** Begin **

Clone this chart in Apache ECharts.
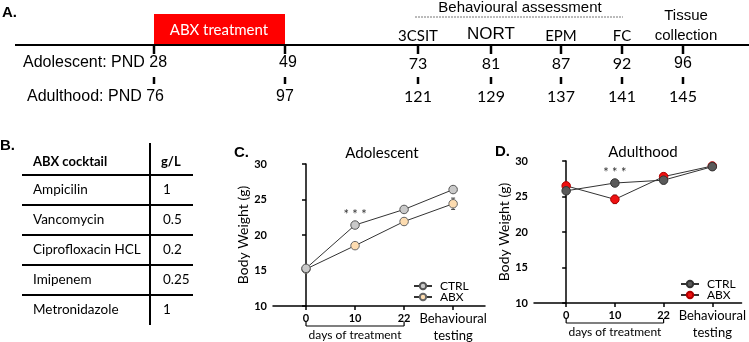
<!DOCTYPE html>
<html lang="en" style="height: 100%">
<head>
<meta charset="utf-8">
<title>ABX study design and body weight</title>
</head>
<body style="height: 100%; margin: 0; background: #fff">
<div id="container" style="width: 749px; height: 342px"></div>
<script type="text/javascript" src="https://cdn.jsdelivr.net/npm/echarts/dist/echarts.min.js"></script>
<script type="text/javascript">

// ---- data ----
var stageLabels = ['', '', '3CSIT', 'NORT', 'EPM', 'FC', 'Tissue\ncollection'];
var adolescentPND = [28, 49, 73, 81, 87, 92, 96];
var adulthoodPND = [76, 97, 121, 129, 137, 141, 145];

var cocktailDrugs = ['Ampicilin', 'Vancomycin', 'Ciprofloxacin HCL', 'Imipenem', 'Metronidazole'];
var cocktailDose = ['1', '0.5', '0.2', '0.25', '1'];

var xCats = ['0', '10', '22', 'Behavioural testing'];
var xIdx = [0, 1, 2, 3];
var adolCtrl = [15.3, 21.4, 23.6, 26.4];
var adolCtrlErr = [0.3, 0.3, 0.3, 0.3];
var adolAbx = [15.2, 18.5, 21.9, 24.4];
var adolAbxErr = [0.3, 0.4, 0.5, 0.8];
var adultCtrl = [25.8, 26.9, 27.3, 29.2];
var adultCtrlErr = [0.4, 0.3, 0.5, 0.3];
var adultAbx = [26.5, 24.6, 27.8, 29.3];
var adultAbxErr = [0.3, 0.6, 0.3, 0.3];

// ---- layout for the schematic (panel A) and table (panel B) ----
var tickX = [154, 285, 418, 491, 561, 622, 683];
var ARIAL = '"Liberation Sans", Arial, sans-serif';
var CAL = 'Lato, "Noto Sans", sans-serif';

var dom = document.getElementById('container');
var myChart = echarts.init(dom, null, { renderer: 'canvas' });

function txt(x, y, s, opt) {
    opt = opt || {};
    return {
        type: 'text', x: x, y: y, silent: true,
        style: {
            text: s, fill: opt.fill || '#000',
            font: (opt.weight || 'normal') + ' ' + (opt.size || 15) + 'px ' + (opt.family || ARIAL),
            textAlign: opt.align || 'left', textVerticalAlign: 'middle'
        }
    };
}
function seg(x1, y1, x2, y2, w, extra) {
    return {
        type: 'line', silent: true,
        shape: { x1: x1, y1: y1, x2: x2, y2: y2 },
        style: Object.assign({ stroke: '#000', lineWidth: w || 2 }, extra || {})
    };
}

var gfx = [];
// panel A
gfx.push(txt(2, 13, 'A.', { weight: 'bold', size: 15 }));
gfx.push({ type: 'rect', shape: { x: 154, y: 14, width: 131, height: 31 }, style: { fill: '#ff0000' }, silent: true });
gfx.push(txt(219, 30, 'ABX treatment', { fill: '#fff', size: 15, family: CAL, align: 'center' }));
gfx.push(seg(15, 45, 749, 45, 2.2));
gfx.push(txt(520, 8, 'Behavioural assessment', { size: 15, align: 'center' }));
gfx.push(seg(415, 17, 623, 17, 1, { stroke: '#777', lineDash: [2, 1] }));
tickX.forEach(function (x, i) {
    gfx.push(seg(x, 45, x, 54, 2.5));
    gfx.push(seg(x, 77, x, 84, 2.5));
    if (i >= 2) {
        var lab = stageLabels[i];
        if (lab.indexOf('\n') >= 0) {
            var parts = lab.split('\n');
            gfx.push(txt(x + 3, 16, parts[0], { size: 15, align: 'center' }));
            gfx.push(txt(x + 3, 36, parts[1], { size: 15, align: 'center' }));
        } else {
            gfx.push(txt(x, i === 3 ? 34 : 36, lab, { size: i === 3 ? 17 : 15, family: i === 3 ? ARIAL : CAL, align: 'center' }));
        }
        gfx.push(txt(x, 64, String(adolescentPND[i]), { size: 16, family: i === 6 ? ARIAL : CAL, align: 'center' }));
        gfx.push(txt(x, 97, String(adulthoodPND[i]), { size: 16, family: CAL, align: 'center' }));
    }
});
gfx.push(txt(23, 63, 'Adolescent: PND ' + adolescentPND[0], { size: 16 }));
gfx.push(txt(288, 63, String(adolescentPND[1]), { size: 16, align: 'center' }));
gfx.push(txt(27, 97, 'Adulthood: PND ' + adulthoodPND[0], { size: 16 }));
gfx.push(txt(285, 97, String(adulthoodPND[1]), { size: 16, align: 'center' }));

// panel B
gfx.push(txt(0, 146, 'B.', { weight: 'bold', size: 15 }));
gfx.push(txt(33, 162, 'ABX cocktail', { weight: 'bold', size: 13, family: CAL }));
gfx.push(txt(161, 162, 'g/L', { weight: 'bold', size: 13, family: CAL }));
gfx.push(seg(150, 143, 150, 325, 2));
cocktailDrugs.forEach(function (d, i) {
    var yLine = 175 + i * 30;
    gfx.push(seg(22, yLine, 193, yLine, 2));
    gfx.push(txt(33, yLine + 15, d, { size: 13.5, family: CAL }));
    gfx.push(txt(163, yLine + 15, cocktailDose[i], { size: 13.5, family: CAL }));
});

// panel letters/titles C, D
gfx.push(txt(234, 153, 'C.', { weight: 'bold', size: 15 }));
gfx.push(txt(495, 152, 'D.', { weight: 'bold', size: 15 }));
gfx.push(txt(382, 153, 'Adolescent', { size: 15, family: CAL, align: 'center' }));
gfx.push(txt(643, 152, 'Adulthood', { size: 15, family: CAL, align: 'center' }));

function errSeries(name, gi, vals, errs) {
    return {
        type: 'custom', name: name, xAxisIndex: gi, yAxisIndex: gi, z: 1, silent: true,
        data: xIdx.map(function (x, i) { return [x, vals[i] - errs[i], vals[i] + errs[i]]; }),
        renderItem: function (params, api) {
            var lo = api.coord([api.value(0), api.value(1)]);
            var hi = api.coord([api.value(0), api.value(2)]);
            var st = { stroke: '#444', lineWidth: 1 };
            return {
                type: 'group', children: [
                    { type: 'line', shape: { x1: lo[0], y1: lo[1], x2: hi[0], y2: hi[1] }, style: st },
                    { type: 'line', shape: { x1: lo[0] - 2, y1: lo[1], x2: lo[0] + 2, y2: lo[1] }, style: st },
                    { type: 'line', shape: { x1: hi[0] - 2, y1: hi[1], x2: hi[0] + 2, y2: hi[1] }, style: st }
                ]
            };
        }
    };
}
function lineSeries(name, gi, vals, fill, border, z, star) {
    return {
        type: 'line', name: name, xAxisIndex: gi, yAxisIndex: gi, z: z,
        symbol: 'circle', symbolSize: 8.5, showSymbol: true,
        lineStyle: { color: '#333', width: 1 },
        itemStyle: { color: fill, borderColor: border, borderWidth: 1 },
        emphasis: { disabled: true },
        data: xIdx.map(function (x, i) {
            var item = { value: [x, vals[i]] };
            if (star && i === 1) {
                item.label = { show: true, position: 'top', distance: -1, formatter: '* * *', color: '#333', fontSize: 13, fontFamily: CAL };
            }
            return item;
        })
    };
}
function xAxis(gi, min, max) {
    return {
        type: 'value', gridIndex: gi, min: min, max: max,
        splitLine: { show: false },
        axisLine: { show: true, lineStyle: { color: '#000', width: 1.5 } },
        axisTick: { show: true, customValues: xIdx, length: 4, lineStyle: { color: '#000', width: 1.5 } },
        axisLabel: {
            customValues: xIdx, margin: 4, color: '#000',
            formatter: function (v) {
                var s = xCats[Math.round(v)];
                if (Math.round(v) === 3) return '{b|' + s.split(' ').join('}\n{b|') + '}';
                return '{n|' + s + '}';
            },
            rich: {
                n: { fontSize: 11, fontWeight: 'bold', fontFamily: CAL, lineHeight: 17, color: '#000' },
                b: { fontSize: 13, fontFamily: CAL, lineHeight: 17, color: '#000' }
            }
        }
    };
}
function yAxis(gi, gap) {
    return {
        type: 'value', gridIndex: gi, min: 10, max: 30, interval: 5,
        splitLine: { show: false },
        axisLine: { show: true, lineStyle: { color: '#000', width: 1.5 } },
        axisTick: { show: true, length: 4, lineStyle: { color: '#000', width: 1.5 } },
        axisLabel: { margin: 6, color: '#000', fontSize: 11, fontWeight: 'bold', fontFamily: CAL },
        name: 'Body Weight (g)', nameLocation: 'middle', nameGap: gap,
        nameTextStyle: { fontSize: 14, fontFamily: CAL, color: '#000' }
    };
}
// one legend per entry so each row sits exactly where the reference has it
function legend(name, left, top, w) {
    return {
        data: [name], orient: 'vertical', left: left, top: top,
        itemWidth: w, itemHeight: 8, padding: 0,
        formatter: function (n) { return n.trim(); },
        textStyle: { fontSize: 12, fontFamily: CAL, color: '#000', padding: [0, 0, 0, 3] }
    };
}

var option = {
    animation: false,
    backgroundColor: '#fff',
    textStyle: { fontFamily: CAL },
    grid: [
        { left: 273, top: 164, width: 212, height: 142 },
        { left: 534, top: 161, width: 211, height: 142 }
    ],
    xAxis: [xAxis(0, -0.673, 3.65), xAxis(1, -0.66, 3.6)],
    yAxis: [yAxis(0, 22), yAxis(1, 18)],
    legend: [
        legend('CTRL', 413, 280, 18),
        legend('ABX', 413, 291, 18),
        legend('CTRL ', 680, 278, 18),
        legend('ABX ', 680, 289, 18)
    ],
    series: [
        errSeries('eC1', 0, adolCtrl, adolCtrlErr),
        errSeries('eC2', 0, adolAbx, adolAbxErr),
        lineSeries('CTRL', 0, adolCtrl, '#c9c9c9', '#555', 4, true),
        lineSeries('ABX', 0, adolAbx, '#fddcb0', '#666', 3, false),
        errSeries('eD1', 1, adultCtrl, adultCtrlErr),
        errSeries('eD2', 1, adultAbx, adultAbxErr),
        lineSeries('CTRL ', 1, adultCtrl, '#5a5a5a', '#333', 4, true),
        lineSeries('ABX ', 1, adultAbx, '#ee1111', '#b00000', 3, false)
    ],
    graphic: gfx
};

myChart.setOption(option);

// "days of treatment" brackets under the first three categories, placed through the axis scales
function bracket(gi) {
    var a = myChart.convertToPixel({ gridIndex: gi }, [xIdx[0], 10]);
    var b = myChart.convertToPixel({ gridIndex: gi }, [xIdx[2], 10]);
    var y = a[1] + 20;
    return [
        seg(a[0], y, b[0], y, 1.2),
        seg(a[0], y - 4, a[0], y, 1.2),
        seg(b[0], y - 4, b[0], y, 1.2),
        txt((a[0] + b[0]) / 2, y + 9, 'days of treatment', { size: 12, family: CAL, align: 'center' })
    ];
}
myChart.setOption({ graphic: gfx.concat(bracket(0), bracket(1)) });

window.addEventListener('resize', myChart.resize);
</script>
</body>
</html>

** End **

**YOUR TASK**: Starting with the first line of the data above and ending with the line containing "var adulthoodPND = [76, 97, 121, 129, 137, 141, 145];", please restate every line exactly, leaving images out.

**ANSWER TO THE TASK**:
Clone this chart in Apache ECharts.
<!DOCTYPE html>
<html lang="en" style="height: 100%">
<head>
<meta charset="utf-8">
<title>ABX study design and body weight</title>
</head>
<body style="height: 100%; margin: 0; background: #fff">
<div id="container" style="width: 749px; height: 342px"></div>
<script type="text/javascript" src="https://cdn.jsdelivr.net/npm/echarts/dist/echarts.min.js"></script>
<script type="text/javascript">

// ---- data ----
var stageLabels = ['', '', '3CSIT', 'NORT', 'EPM', 'FC', 'Tissue\ncollection'];
var adolescentPND = [28, 49, 73, 81, 87, 92, 96];
var adulthoodPND = [76, 97, 121, 129, 137, 141, 145];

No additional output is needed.